In order to make a movie like this work, both characters have to have flaws, but the filmmakers are so clearly determined to make a victim out of Aniston that we eventually agree and cannot wait for her to get rid of Gary once and for all, even though it’s not what she really wants. Some may say that the movie’s too mean for its own good, but the script’s inherent meanness isn’t the problem; the distribution of the meanness, however, is a problem. Gary, quite simply, does not deserve Brooke, which puts the movie’s premise on shaky ground from the beginning, and the laughs along the way turn out to be distractions, not enhancements. Also, someone needs to explain the jumpy camera shots in the kitchen during the first fight scene. I’ve seen hasty reshoots on movies before, but never that hasty.

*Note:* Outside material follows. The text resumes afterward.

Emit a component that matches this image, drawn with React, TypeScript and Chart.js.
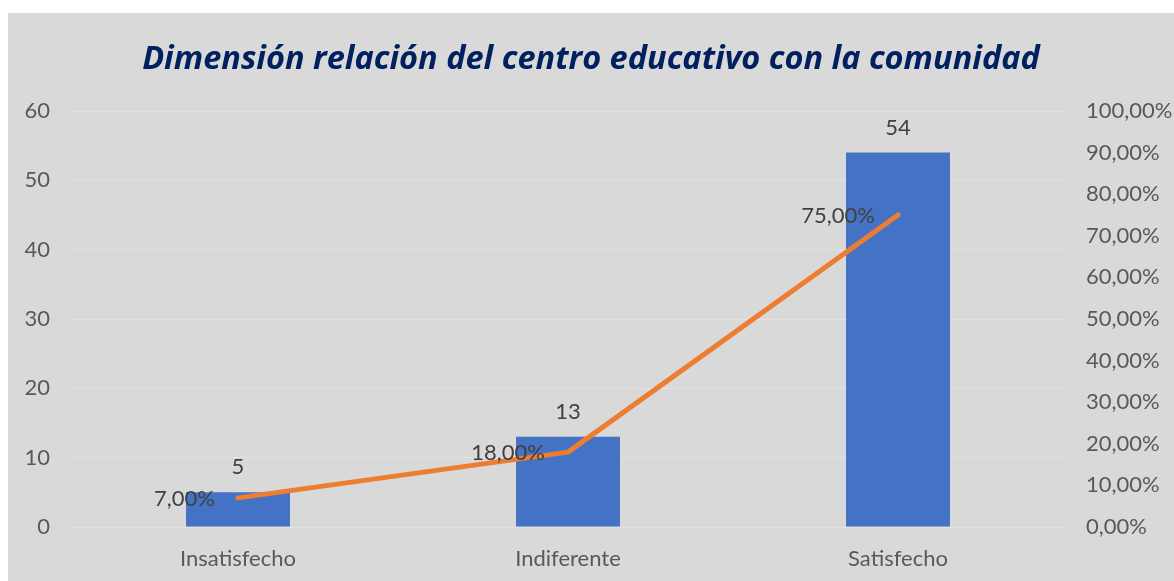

“The Break-Up” is going to disappoint a lot of people who saw the movie’s hilarious trailer and expected another rapid-fire “Wedding Crashers”-style laugh fest. Chalk one up to the guys in editing for reducing the movie’s best bits to two minutes in length, and give a thousand lashes to everyone else who thought that they were telling a well-balanced story. These people have clearly never seen “Election,” Alexander Payne’s brilliant high school comedy that tells its story from multiple points of view and supports them all equally. There’s the lesson for the next person who dares to do a mean-spirited breakup movie: it can definitely be done, but you better, ahem, do your homework first.